Altrimenti configurano il male.
Il male dell’imposizione della propria persona che deve prevaricare sul volere di altre. Immedesimato in quest’atto, il male gusta un intimo, inconfessato, godimento.

Un godimento intenso ed oscuro, nascosto con ipocrisia dalla bellezza degli ideali.
Un viscido senso trionfante di vittoria, indegno di un essere umano.
Queste cose accadono.
Chi non le sa?
Chi non le ha subite?
Certo, i valori sono disgiunti dal cesarismo, quando le persone li sentono davvero e con sincerità.

E’ soprattutto gente che incontriamo per strada, gente comune, gente che non appare in TV, persone che lavorano, persone qualsiasi.
Gli atti concreti di relazione ci fanno capire dove c’è relazione rispettante e dove c’è cesarismo. Dove c’è autenticità e dove c’è ipocrisia.
L’attitudine all’ascolto è la cartina di tornasole.
L’ascolto, e nient’altro che l’ascolto, disvela la struttura di relazione che si attiva mentre ci si relaziona.

C’è sempre cesarismo dove non c’è ascolto o dove c’è finto ascolto.
E visto che il vero ascolto è un valore saputo, il finto ascolto deve mostrare che tende l’orecchio, ma in realtà sa in anticipo che cosa rispondere, indipendentemente da ciò che vien detto.
E c’è un finto ascolto anche dove si ascolta attentissimamente le parole con cui l’altro ci si comunica, non per coglierne il senso, ma per catturare un punto di vulnerabilità che autorizzi ad usare il machete.
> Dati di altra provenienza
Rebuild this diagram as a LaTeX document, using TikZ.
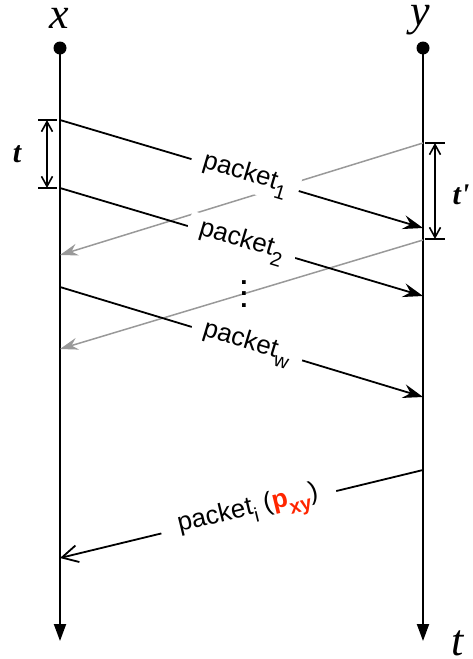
\documentclass[tikz,border=0pt]{standalone}
\usepackage{fontspec}
\setmainfont{Liberation Serif}
\setsansfont{Liberation Sans}
\usetikzlibrary{arrows.meta,positioning}
\definecolor{pxyred}{RGB}{255,38,0}
\newcommand{\psub}[1]{\raisebox{-4.5pt}{\fontsize{10}{11}\selectfont #1}}

\begin{document}
\begin{tikzpicture}[
        x=0.5pt, y=-0.5pt,
        font=\sffamily\fontsize{13}{15}\selectfont,
        % Styles
        endpoint/.style={circle, fill=black, inner sep=0pt, minimum size=6.5pt},
        hostlabel/.style={font=\rmfamily\itshape\fontsize{22}{24}\selectfont, inner sep=0pt},
        gaplabel/.style={font=\rmfamily\bfseries\itshape\fontsize{15}{17}\selectfont, inner sep=0pt},
        timeline/.style={line width=1pt, -{Triangle[length=8.5pt,width=6pt]}},
        sendarrow/.style={line width=0.9pt, -{Stealth[length=10pt,width=7pt,inset=3.5pt]}},
        ackarrow/.style={line width=0.75pt, draw=black!40, -{Stealth[length=9pt,width=6pt,inset=3pt]}},
        backarrow/.style={line width=0.9pt, -{Straight Barb[length=8pt,width=8.5pt]}},
        gapline/.style={line width=0.8pt, {Straight Barb[length=5pt,width=5.5pt]}-{Straight Barb[length=5pt,width=5.5pt]}},
        tickline/.style={line width=0.9pt},
        msg/.style={sloped, fill=white, inner xsep=6pt, inner ysep=1pt}
    ]
    \useasboundingbox (0,0) rectangle (472,659);

    % ================= HOSTS AND TIME LINES =================
    \node[endpoint] (xtop) at (60,48) {};
    \node[endpoint] (ytop) at (423,48) {};
    \coordinate (xbot) at (60,641);
    \coordinate (ybot) at (423,641);

    \node[hostlabel] (xlab) at (59,18) {x};
    \node[hostlabel] (ylab) at (420,20) {y};
    \node[hostlabel] (tlab) at (458,643) {t};

    \draw[timeline] (xtop.center) -- (xbot);
    \draw[timeline] (ytop.center) -- (ybot);

    % ================= MESSAGE END POINTS =================
    \coordinate (s1) at (60,120);  \coordinate (r1) at (423,228);
    \coordinate (s2) at (60,188);  \coordinate (r2) at (423,296);
    \coordinate (sw) at (60,287);  \coordinate (rw) at (423,397);
    \coordinate (a1) at (423,143); \coordinate (b1) at (60,255);
    \coordinate (a2) at (423,240); \coordinate (b2) at (60,349);
    \coordinate (ri) at (423,470); \coordinate (si) at (60,558);

    % Returning packets (drawn first, labels cover them)
    \draw[ackarrow] (a1) -- (b1);
    \draw[ackarrow] (a2) -- (b2);

    % Outgoing packets
    \draw[sendarrow] (s1) -- node[msg, pos=0.51] (m1) {packet\psub{1}} (r1);
    \draw[sendarrow] (s2) -- node[msg, pos=0.5] (m2) {packet\psub{2}} (r2);
    \draw[sendarrow] (sw) -- node[msg, pos=0.515] (mw) {packet\psub{w}} (rw);

    \node[font=\sffamily\bfseries\fontsize{13}{5.75}\selectfont, align=center, inner sep=0pt] (dots) at (244,294) {.\\.\\.};

    % Packet sent back
    \draw[backarrow] (ri) -- node[msg, pos=0.48, inner xsep=9pt] (mi)
        {packet\psub{i} ({\color{pxyred}\bfseries p\psub{xy}})} (si);

    % ================= SPACINGS =================
    \draw[gapline] (47,120) -- (47,188);
    \draw[tickline] (38,120) -- (57,120);
    \draw[tickline] (38,188) -- (57,188);
    \node[gaplabel] (tsend) at (17,154) {t};

    \draw[gapline] (435,143) -- (435,239);
    \draw[tickline] (425,143) -- (445,143);
    \draw[tickline] (425,239) -- (445,239);
    \node[gaplabel] (tback) at (461,195) {t\textquotesingle};

\end{tikzpicture}
\end{document}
E c’è il non ascolto, paternalistico o sprezzante, di quelli che fantasticano di essere seduti sull’assolutezza della verità.
Come se la verità fosse statica e non un cammino di relazione!
Come se la verità avesse qualche consistenza fuori della relazione rispettante.
Fuori della relazione, rispettante le individualità che maturano, ognuna con i suoi tesori di vita,di lavoro, di dolore, di gioia, di pensiero, di dubbio, fuori della relazione rispettante, sinceramente vissuta, si allungano le ombre del male.

Mentre scrivo queste cose, penso ad Eluana e a suo papà Beppino Englaro a cui va il mio saluto solidale e affettuoso.